### Task brief
In the listing below, find every line containing "that" and copy it out.

### Extracted records
○ ○ ○ ○

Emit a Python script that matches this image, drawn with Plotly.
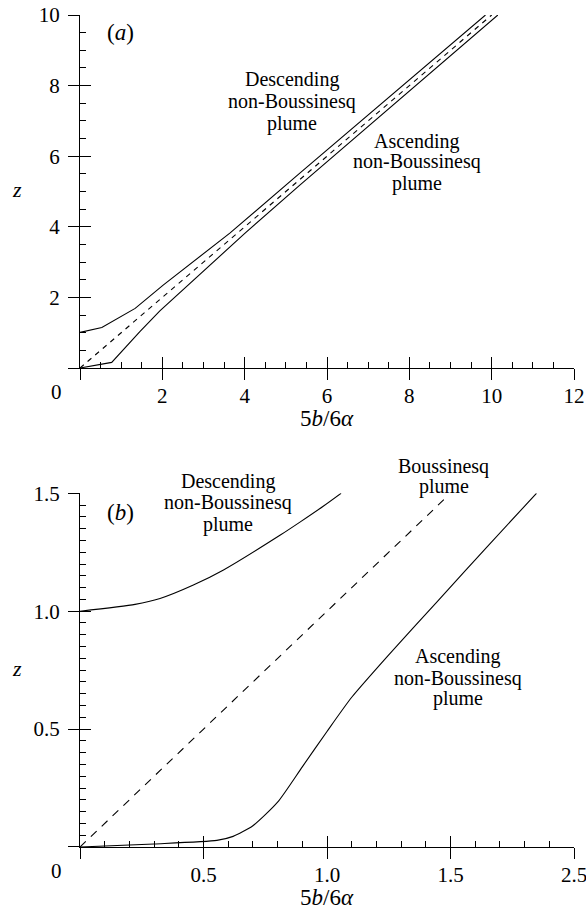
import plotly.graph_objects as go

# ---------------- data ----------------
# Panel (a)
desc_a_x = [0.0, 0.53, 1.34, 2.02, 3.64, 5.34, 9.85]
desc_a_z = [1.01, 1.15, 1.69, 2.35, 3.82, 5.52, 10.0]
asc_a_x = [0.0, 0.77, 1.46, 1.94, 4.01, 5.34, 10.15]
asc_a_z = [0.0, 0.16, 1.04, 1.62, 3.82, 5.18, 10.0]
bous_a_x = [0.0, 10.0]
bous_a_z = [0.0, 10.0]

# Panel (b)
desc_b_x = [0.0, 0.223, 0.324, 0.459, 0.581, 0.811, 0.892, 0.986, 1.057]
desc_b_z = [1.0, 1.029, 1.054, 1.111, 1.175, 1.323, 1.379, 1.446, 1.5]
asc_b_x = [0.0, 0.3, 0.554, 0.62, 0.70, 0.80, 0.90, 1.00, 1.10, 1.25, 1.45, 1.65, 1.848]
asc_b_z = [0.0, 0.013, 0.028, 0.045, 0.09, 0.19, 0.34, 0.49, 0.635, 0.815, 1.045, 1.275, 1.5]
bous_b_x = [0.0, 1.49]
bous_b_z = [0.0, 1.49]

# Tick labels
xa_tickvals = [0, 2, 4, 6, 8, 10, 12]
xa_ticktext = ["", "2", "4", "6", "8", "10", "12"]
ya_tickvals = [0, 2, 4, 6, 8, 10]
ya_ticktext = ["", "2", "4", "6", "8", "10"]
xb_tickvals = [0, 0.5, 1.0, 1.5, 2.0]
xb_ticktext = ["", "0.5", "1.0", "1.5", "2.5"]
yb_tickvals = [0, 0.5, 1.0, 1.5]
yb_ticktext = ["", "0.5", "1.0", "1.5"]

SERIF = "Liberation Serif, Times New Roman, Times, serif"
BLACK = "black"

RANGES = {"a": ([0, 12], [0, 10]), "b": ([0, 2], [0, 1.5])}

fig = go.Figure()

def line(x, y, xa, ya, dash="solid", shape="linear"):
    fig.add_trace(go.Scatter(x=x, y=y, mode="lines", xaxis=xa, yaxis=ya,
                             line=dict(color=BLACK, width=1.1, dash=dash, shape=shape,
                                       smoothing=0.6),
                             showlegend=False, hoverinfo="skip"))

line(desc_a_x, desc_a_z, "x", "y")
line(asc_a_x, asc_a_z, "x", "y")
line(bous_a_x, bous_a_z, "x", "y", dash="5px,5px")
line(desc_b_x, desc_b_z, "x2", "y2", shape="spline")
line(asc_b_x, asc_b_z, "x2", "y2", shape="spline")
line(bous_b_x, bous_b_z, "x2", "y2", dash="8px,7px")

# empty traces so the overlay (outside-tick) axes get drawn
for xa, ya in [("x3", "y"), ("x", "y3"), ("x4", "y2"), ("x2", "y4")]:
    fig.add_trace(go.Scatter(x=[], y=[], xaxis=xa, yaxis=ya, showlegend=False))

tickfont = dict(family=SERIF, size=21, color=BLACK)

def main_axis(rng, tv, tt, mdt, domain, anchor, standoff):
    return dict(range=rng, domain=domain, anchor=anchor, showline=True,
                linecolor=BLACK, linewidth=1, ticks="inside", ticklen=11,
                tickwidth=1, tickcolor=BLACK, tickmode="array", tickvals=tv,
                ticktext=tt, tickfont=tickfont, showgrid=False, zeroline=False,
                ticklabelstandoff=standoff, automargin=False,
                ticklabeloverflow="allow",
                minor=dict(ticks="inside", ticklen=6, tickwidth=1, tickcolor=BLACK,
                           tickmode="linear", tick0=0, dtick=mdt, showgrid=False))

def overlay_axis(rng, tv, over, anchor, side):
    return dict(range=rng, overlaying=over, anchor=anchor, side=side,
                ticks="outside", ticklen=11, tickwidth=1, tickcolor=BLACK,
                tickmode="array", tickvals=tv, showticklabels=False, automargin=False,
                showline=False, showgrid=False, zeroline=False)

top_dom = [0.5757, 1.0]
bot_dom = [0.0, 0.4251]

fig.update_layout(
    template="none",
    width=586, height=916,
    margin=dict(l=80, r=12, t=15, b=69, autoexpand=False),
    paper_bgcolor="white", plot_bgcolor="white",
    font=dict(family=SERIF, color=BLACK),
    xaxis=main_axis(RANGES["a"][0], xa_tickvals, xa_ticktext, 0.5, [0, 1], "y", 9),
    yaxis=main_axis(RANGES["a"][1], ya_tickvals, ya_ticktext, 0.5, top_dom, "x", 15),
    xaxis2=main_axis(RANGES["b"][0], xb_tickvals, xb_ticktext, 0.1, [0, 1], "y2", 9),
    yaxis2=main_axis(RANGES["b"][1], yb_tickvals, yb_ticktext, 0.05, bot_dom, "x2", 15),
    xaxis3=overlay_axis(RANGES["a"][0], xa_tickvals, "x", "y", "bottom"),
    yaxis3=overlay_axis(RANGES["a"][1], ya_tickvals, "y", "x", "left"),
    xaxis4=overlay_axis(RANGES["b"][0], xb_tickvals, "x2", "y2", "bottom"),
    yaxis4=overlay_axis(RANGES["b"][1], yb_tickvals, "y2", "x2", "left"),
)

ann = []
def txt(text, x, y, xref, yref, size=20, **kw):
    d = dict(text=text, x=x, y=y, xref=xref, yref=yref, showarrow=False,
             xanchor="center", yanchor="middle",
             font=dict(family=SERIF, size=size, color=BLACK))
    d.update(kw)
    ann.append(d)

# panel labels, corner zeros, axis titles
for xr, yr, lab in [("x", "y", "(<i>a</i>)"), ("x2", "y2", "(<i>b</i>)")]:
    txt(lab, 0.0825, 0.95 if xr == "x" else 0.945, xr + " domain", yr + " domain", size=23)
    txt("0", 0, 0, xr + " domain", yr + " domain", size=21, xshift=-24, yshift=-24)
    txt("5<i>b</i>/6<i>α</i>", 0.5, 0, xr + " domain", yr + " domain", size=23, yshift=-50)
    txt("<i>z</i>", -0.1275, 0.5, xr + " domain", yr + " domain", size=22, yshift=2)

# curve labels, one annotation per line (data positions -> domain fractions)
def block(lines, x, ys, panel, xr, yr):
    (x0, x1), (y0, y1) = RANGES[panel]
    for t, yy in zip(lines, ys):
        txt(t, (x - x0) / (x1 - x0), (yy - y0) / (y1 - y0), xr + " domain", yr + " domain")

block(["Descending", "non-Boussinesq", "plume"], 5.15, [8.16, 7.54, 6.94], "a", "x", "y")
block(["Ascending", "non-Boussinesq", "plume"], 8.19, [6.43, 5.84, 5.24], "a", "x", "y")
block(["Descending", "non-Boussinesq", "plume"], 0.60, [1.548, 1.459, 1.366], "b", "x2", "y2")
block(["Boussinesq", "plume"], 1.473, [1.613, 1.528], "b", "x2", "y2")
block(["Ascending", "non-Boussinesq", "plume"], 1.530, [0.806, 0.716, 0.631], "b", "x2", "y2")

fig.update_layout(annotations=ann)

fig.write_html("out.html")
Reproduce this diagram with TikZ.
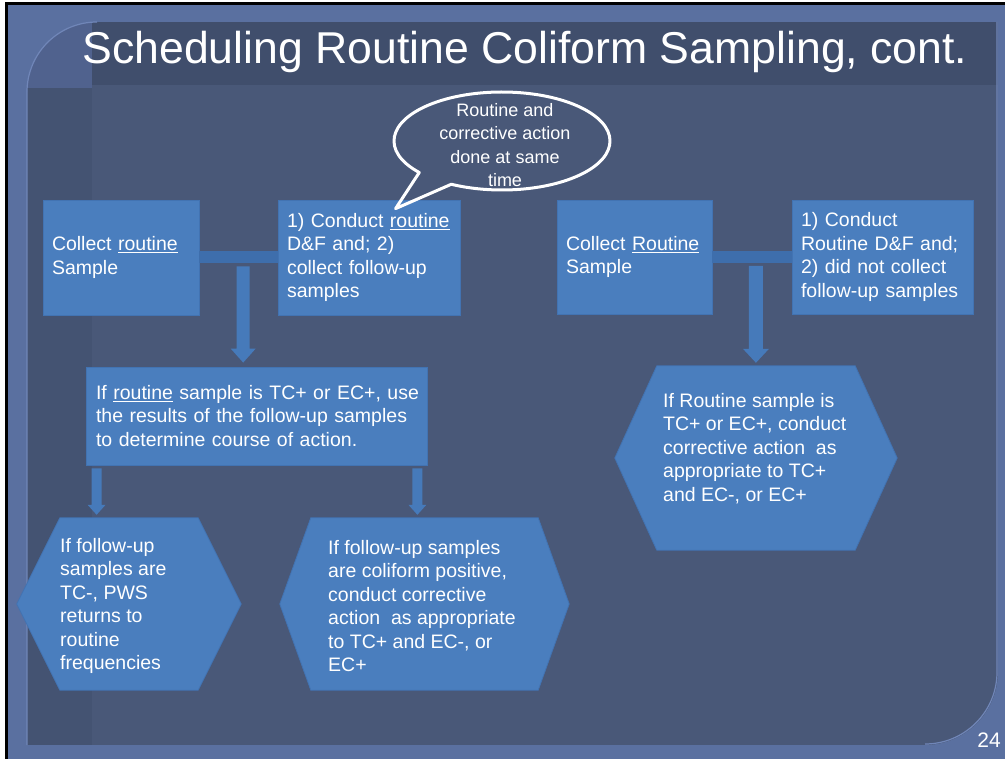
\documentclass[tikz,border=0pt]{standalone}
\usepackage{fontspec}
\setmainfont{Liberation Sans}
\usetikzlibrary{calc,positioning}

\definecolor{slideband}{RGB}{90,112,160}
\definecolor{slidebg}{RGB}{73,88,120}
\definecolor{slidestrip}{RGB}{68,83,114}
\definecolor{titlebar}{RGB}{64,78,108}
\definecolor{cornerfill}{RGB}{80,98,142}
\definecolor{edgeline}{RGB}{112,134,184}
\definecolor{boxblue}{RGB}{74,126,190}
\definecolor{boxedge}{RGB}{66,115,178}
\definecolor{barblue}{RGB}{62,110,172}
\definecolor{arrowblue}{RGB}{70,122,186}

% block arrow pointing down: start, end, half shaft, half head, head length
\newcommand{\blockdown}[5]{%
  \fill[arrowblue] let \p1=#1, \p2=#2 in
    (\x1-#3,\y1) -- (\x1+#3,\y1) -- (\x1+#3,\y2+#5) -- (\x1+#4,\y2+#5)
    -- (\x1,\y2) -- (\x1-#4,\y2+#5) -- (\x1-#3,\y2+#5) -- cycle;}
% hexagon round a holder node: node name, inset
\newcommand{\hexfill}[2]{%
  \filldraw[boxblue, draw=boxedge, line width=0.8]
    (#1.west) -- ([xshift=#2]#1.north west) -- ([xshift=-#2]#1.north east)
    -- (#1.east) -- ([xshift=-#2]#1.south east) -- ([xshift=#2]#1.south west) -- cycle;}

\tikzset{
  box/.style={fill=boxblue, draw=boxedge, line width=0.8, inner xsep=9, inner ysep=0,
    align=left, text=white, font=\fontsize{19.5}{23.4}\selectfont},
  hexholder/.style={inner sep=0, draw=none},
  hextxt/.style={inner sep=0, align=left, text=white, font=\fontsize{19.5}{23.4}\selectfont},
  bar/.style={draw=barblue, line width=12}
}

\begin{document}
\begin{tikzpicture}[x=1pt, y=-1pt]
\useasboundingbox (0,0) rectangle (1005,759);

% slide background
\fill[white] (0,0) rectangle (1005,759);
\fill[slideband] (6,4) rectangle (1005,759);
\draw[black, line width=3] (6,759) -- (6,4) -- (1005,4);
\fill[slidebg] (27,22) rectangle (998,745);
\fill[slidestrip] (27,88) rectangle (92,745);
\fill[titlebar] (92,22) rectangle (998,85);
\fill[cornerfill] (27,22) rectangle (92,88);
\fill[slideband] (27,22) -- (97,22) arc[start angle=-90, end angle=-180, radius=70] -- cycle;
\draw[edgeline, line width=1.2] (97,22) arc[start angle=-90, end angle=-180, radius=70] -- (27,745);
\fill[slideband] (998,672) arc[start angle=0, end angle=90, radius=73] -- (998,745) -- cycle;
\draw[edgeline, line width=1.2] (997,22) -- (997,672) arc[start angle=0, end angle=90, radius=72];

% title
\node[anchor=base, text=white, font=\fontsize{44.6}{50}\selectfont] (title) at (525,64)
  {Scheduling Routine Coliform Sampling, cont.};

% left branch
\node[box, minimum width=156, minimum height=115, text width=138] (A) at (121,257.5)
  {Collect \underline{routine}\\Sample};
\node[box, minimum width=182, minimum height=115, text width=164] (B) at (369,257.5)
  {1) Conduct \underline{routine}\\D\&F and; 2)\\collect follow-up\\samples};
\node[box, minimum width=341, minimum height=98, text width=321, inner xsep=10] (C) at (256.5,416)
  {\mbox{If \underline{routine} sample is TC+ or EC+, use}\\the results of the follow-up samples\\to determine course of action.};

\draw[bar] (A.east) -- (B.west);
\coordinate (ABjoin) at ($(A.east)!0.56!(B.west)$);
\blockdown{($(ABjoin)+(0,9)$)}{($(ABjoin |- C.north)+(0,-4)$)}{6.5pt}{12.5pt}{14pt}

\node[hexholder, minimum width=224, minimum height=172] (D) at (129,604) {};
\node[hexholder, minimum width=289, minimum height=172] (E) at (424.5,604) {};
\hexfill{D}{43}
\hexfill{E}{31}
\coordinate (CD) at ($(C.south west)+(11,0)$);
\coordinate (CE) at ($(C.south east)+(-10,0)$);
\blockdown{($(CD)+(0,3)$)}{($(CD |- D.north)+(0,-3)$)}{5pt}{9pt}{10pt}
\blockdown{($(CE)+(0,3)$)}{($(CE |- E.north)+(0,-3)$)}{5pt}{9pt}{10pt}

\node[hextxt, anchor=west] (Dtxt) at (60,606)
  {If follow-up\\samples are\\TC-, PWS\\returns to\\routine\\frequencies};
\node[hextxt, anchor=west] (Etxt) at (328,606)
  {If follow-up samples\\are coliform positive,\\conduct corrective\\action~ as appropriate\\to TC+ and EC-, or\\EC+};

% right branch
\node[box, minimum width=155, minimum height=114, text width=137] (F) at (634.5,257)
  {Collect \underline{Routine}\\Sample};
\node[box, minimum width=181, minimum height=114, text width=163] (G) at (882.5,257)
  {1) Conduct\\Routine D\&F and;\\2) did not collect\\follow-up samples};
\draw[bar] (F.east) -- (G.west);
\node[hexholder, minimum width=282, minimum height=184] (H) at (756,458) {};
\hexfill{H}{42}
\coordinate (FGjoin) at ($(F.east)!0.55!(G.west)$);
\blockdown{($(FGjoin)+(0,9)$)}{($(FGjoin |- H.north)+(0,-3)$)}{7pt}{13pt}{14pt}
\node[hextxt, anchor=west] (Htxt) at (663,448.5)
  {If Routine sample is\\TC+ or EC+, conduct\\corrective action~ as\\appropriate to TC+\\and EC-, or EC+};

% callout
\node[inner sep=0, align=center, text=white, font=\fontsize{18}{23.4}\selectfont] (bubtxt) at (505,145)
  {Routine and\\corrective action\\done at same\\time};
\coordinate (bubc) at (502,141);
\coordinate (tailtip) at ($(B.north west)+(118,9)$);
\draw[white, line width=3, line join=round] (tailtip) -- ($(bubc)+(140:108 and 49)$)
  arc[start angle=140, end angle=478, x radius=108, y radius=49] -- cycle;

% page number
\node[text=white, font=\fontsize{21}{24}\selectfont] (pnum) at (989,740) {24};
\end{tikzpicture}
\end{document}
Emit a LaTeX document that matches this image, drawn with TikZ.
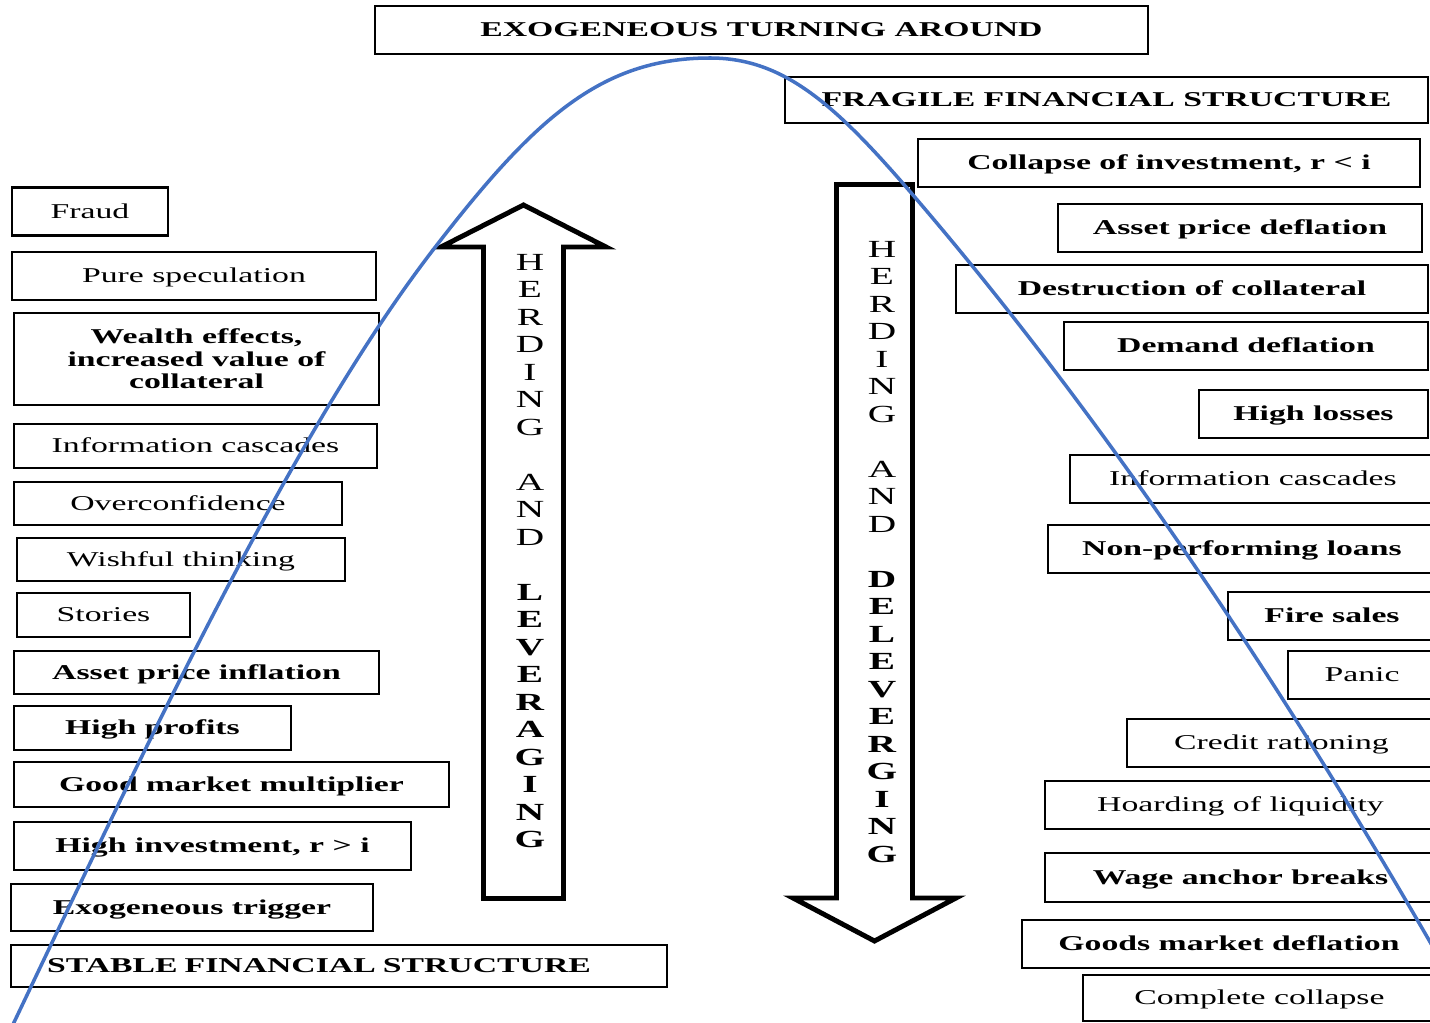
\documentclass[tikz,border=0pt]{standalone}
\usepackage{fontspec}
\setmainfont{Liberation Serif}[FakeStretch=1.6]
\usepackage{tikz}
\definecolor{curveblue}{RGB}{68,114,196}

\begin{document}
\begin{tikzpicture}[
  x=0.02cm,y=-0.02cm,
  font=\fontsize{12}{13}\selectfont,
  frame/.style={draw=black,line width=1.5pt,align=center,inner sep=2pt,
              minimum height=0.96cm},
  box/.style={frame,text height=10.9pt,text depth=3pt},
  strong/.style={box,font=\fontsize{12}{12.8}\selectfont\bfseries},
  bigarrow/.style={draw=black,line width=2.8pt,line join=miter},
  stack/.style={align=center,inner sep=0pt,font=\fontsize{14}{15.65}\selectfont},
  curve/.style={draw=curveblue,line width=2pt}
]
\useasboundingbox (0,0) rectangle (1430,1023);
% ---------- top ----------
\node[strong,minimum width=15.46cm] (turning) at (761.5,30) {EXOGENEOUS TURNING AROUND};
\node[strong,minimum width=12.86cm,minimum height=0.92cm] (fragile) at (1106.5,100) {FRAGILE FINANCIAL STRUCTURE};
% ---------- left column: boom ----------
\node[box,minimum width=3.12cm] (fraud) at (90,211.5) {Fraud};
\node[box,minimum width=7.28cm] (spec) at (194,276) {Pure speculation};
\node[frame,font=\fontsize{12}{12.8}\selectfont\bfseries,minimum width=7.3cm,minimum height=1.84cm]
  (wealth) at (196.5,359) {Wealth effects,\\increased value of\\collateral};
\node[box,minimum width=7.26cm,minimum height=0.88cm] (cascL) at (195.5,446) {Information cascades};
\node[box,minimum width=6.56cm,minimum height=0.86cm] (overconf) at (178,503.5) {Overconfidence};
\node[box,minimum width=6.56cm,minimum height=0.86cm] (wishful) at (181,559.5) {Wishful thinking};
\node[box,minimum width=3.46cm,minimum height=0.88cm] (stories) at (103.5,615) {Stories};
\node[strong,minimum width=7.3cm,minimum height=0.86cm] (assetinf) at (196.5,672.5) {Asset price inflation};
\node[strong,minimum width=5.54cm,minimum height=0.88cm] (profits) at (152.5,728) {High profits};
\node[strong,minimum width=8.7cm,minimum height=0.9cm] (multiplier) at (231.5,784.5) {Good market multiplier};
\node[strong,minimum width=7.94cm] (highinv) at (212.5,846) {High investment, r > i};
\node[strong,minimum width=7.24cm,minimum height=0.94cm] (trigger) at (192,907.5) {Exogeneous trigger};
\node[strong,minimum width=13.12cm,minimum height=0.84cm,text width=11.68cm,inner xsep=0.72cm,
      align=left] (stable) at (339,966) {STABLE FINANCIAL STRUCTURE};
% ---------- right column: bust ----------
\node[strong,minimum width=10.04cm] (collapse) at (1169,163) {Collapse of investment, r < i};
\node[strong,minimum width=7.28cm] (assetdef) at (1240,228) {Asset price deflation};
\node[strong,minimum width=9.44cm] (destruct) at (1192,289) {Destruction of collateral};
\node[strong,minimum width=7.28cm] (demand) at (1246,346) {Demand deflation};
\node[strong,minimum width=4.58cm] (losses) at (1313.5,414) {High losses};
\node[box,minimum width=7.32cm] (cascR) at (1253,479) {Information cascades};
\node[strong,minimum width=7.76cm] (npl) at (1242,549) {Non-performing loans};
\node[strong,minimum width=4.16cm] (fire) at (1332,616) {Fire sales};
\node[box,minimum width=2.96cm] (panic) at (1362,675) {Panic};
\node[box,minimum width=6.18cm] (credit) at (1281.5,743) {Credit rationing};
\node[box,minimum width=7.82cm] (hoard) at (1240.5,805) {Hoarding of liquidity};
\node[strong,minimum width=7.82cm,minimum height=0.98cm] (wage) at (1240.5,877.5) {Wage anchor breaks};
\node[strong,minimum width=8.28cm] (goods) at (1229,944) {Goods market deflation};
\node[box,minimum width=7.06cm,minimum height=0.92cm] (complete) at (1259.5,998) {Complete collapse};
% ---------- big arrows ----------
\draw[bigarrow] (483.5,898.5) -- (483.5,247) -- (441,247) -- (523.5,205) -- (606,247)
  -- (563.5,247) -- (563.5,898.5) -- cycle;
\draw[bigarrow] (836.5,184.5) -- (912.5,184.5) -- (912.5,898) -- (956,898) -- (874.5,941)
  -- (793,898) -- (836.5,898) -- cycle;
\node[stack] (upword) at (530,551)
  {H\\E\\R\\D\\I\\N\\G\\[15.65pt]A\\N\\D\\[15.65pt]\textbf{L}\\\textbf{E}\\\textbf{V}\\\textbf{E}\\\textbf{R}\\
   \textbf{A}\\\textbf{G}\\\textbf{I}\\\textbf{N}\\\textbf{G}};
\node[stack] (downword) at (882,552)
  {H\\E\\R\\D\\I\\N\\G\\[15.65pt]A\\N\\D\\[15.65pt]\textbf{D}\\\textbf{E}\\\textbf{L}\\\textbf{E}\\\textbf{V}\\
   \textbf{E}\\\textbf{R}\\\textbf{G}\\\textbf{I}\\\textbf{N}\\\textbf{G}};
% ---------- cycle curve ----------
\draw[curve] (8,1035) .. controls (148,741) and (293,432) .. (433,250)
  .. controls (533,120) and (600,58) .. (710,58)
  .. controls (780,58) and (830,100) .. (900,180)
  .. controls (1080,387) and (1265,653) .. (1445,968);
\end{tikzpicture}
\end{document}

○ ○ ○ ○

### Correct result
Emit a Python script that matches this image, drawn with Plotly.
Emit a LaTeX document that matches this image, drawn with TikZ.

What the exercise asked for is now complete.